6. Various countries’ GMO labeling
The increasing awareness regarding the health risks of using products with GMOs have inspired several countries to require GMO labeling on imported crops and food products. Several countries do not issue an outright ban but they do require foreign manufacturers and producers to indicate foods that have GMO in their labels. Among the countries requiring GMO labeling are South Africa, Chile, India and Thailand. Other countries that enforce GMO labeling requirements include Saudi Arabia, China, New Zealand, Australia and Japan.
7. Cuba’s Urban Agriculture Law
More than half of the food imports of Cuba were lost due to the collapse of the Soviet Union in 1989. Faced with the huge problem of how to feed its huge population, Cuba realized that they have to find an immediate solution.

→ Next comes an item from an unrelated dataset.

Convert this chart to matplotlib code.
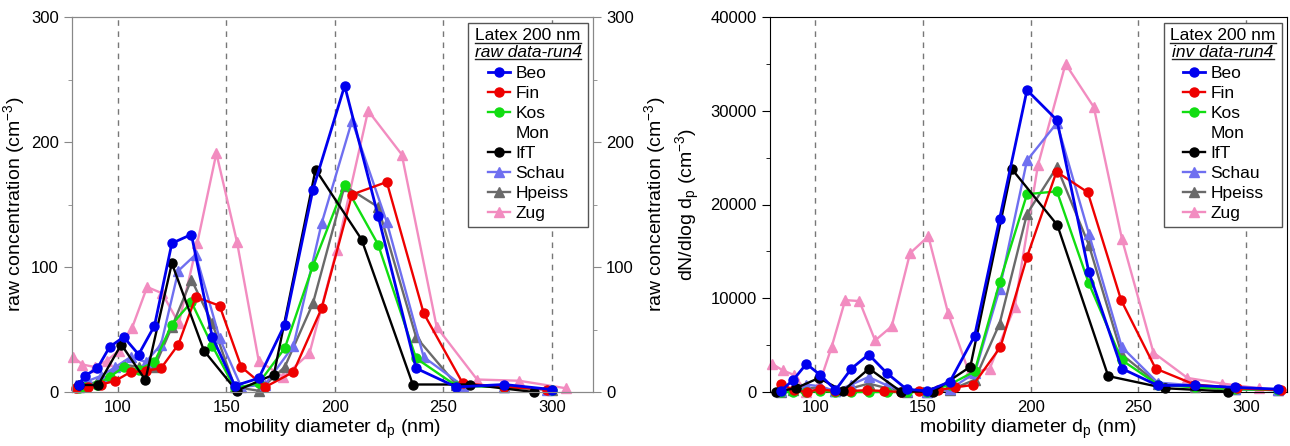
import matplotlib
matplotlib.use("Agg")
import matplotlib.pyplot as plt
from matplotlib.lines import Line2D
from matplotlib.ticker import MultipleLocator

plt.rcParams['font.family'] = ['Liberation Sans', 'DejaVu Sans']
plt.rcParams['mathtext.fontset'] = 'custom'
plt.rcParams['mathtext.rm'] = 'Liberation Sans'
plt.rcParams['mathtext.it'] = 'Liberation Sans:italic'

# ---- raw data-run4 (left panel), diameters in nm, counts in cm^-3
beo_raw_d = [82, 85, 90.7, 96.3, 102.8, 109.7, 117, 125, 134, 143.6, 154, 165, 177, 190, 204.6, 220, 237.5, 256, 278, 300]
beo_raw = [6, 13, 19, 36, 44, 30, 53, 119, 126, 44, 5, 11, 54, 162, 245, 141, 19, 4, 6, 2]
fin_raw_d = [81, 86.5, 92.5, 99, 106, 113, 120, 128, 136, 147, 157, 168, 181, 194, 208, 224, 241, 259, 278, 298]
fin_raw = [3, 4, 6, 9, 16, 17, 19, 38, 76, 69, 20, 4, 16, 67, 158, 168, 63, 7, 4, 2]
kos_raw_d = beo_raw_d
kos_raw = [3, 4, 6, 12, 20, 18, 24, 54, 72, 37, 3, 7, 35, 101, 166, 118, 27, 5, 4, 2]
ift_raw_d = [82, 91, 101.7, 112.8, 125, 139.8, 154.8, 172, 191.2, 212.4, 236, 262.5, 291.7]
ift_raw = [5.6, 5.6, 38, 9.6, 103, 33, 1, 14, 178, 122, 6, 6, 0]
schau_raw_d = fin_raw_d
schau_raw = [6, 9, 13, 20, 28, 24, 38, 97, 110, 43, 4, 6, 37, 135, 217, 136, 28, 5, 4, 2]
hpeiss_raw_d = beo_raw_d
hpeiss_raw = [4, 6, 8, 14, 22, 20, 20, 52, 90, 55, 4, 1, 20, 71, 165, 148, 44, 6, 4, 2]
zug_raw_d = [79.6, 83.8, 89.4, 95, 100.5, 106.6, 113.6, 120.5, 128.2, 136.7, 145.5, 155, 165, 176.4, 188.4, 201, 215.4, 230.9, 247, 265.6, 285, 306.5]
zug_raw = [28, 22, 20, 25, 33, 51, 84, 79, 55, 119, 191, 120, 25, 12, 31, 114, 225, 190, 52, 10, 9, 3]

# ---- inverted data-run4 (right panel), dN/dlog dp
beo_inv_d = [84, 89.8, 95.9, 102.4, 109.4, 116.8, 124.8, 133.3, 142.4, 152, 162.5, 174, 185.6, 198.3, 212.2, 227, 242.3, 259, 276.4, 294.9, 315]
beo_inv = [100, 1300, 3000, 1800, 200, 2500, 4000, 2000, 300, 100, 1100, 6000, 18500, 32200, 29000, 12800, 2500, 700, 700, 500, 300]
fin_inv_d = [84, 90, 96, 102, 109, 116, 124, 132, 140, 148, 157, 165, 173.3, 186, 198.3, 212, 226.5, 242, 258, 276, 296, 316]
fin_inv = [900, 200, 0, 300, 100, 100, 200, 100, 0, 100, 200, 500, 750, 4800, 14400, 23500, 21300, 9800, 2500, 800, 400, 200]
kos_inv_d = beo_inv_d
kos_inv = [0, 0, 0, 100, 0, 0, 0, 0, 0, 0, 800, 2200, 11700, 21100, 21400, 11600, 3400, 800, 500, 300, 200]
ift_inv_d = ift_raw_d
ift_inv = [50, 400, 1500, 100, 2500, 50, 50, 2700, 23800, 17800, 1700, 400, 50]
schau_inv_d = beo_inv_d
schau_inv = [100, 500, 800, 600, 100, 800, 1600, 700, 100, 0, 300, 2000, 11000, 24700, 28700, 16900, 4800, 1000, 700, 300, 200]
hpeiss_inv_d = beo_inv_d
hpeiss_inv = [50, 200, 400, 500, 100, 400, 900, 400, 50, 0, 200, 1300, 7300, 19000, 24000, 15700, 4000, 900, 500, 300, 200]
zug_inv_d = [80, 85, 90.3, 95.8, 101.5, 107.6, 113.9, 120.5, 127.8, 135.5, 144, 152.5, 161.7, 171.5, 181, 192.6, 203.4, 216.2, 229.3, 242.4, 257, 272.8, 289, 306]
zug_inv = [3000, 2300, 1800, 0, 600, 4800, 9800, 9700, 5500, 7000, 14800, 16600, 8400, 2000, 2500, 9100, 24200, 35000, 30400, 16300, 4200, 1500, 900, 400]

names = ["Beo", "Fin", "Kos", "Mon", "IfT", "Schau", "Hpeiss", "Zug"]
colors = ["#0000ee", "#ee0000", "#11dd11", "none", "#000000", "#6f6ff0", "#6a6a6a", "#f28cc0"]
markers = ["o", "o", "o", "", "o", "^", "^", "^"]

raw_sets = [(beo_raw_d, beo_raw), (fin_raw_d, fin_raw), (kos_raw_d, kos_raw), None,
            (ift_raw_d, ift_raw), (schau_raw_d, schau_raw), (hpeiss_raw_d, hpeiss_raw), (zug_raw_d, zug_raw)]
inv_sets = [(beo_inv_d, beo_inv), (fin_inv_d, fin_inv), (kos_inv_d, kos_inv), None,
            (ift_inv_d, ift_inv), (schau_inv_d, schau_inv), (hpeiss_inv_d, hpeiss_inv), (zug_inv_d, zug_inv)]
zorders = [9, 6, 5, 0, 8, 4, 3, 2]

W, H = 1290, 446
fig = plt.figure(figsize=(W / 100, H / 100), dpi=100)
ax1 = fig.add_axes([72 / W, 1 - 392 / H, (593 - 72) / W, 375 / H])
ax2 = fig.add_axes([770 / W, 1 - 392 / H, (1287 - 770) / W, 375 / H])

xlabel = "mobility diameter d$_{\\rm p}$ (nm)"


def draw_panel(ax, sets):
    handles = []
    for name, c, m, s, z in zip(names, colors, markers, sets, zorders):
        if s is None:
            handles.append(Line2D([], [], color="none", label=name))
            continue
        lw = 2.0 if name == "Beo" else 1.7
        h, = ax.plot(s[0], s[1], color=c, marker=m, ms=6.5, lw=lw, zorder=z, label=name, clip_on=False)
        handles.append(h)
    for xv in [100, 150, 200, 250, 300]:
        ax.axvline(xv, color="#777777", lw=1, ls=(0, (4, 4)), zorder=1)
    ax.set_xlim(79, 319)
    ax.set_xticks([100, 150, 200, 250, 300])
    ax.set_xlabel(xlabel, fontsize=14, labelpad=2)
    ax.tick_params(labelsize=12)
    ax.tick_params(axis="x", length=0, pad=6)
    return handles


def add_legend(ax, handles, line2):
    leg = ax.legend(handles, names, title="Latex 200 nm\n" + line2, loc="upper right",
                    bbox_to_anchor=(0.99, 0.985), fontsize=12.5, title_fontsize=12.5,
                    frameon=True, fancybox=False, edgecolor="#555555", framealpha=1,
                    handlelength=1.3, handletextpad=0.3, labelspacing=0.28,
                    borderpad=0.35, borderaxespad=0.0)
    leg.get_frame().set_linewidth(1.0)
    # title only reserves the space; the styled header is drawn on top below
    leg.get_title().set_visible(False)
    leg.set_zorder(20)
    return leg


# left panel
h1 = draw_panel(ax1, raw_sets)
ax1.set_ylim(0, 300)
ax1.set_yticks([0, 100, 200, 300])
ax1.yaxis.set_minor_locator(MultipleLocator(50))
ax1.set_ylabel("raw concentration (cm$^{-3}$)", fontsize=14, labelpad=3)
for sp in ax1.spines.values():
    sp.set_color("#888888")
ax1.tick_params(axis="y", which="major", length=6, color="#888888")
ax1.tick_params(axis="y", which="minor", length=3, color="#888888")
ax1r = ax1.twinx()
ax1r.set_ylim(0, 300)
ax1r.set_yticks([0, 100, 200, 300])
ax1r.yaxis.set_minor_locator(MultipleLocator(50))
ax1r.tick_params(labelsize=12)
ax1r.tick_params(axis="y", which="major", length=6, color="#888888")
ax1r.tick_params(axis="y", which="minor", length=3, color="#888888")
ax1r.set_ylabel("raw concentration (cm$^{-3}$)", fontsize=14, labelpad=6)
for sp in ax1r.spines.values():
    sp.set_color("#888888")
leg1 = add_legend(ax1r, h1, "raw data-run4")

# right panel
h2 = draw_panel(ax2, inv_sets)
ax2.set_ylim(0, 40000)
ax2.set_yticks([0, 10000, 20000, 30000, 40000])
ax2.yaxis.set_minor_locator(MultipleLocator(5000))
ax2.tick_params(axis="y", which="major", length=6)
ax2.tick_params(axis="y", which="minor", length=3)
ax2.set_ylabel("dN/dlog d$_{\\rm p}$ (cm$^{-3}$)", fontsize=14, labelpad=6)
leg2 = add_legend(ax2, h2, "inv data-run4")

# header lines of the legends: underlined, second line italic
fig.canvas.draw()
r = fig.canvas.get_renderer()
inv = fig.transFigure.inverted()
for leg, line2 in [(leg1, "raw data-run4"), (leg2, "inv data-run4")]:
    bb = leg._legend_title_box.get_window_extent(r)
    fb = leg.get_frame().get_window_extent(r)
    (x0, y0), (x1, y1) = inv.transform([[fb.x0, bb.y0], [fb.x1, bb.y1]])
    cx = (x0 + x1) / 2
    hh = (y1 - y0) / 2
    t1 = fig.text(cx, y0 + hh + 0.28 * hh, "Latex 200 nm", ha="center", va="baseline", fontsize=12.5, zorder=30)
    t2 = fig.text(cx, y0 + 0.28 * hh, line2, ha="center", va="baseline", fontsize=12.5, style="italic", zorder=30)
    fig.canvas.draw()
    for t in (t1, t2):
        tb = t.get_window_extent(r)
        (a0, _), (a1, _) = inv.transform([[tb.x0, tb.y0], [tb.x1, tb.y1]])
        yb = t.get_position()[1] - 2.5 / H
        fig.add_artist(Line2D([a0, a1], [yb, yb], transform=fig.transFigure, color="#222222", lw=1.0, zorder=30))

fig.savefig("out.png", dpi=100)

The government passed an urban agriculture law. With this law, the country recognized that they create a healthier and more efficient food foundation for its citizens. The urban agriculture law allows people to utilize unused public lands for food production.
8. Costa Rica's Environmental Education
Many people have realized the importance of teaching good practices to young children, so that they will not forget what they have learned. Caring for the environment has touched the lives of many, especially those who have suffered tremendous losses through the damages created by humans to their environment.
Costa Rica is one of the countries that believe they should promote environmental stewardship to young children who will later become the environmental guardians of the future. The government passed the Environmental Protection Awareness in Primary and Secondary Education Law specifically for that purpose.
9. The Netherlands’ Cycling Laws
Using a bicycle is one way to get around. It is healthier and it protects the environment, as a bicycle does not use fuel. The Netherlands is one country that aggressively supports a bicycle culture and even has laws for it. They have special traffic laws for bicycle users. They have designated bicycle lanes and laws to ensure that cyclers remain safe while on the road through the Dutch Bicycle Master Plan of 1999. Moreover, one of their bicycling ordinances requires children around the age of 10 to take a riding test and pass a written exam.
10. Nepal’s Recognition of the Third Gender
Nepal is a developing Asian country where the majority of the population practices Hinduism. For many years, the third sex has suffered discrimination. Following the practices of Pakistan, Bangladesh and India, Nepal passed the Third Gender Law in 2007. Under the law, the members of the third gender, called metis, are issued citizenship certificates. The law applies to those who do not want to identify themselves as female or male.
11. Chile’s, France’s and Canada’s Automatic Voter Registration
In the United States, voter registration is voluntary. The situation leads to low turnouts and confusion every time there is an election. In Chile, France and Canada, citizens are automatically registered as voters when they turn 18. This leads to more people voting during election day, compared to the turnout that typically happens in the United States.
These are just some of the laws that the United States could adopt to ensure that a better life for its citizens. Others that are favorable to Americans are the Universal Health Care, Parental Leave, Mandatory Paid Vacation and more.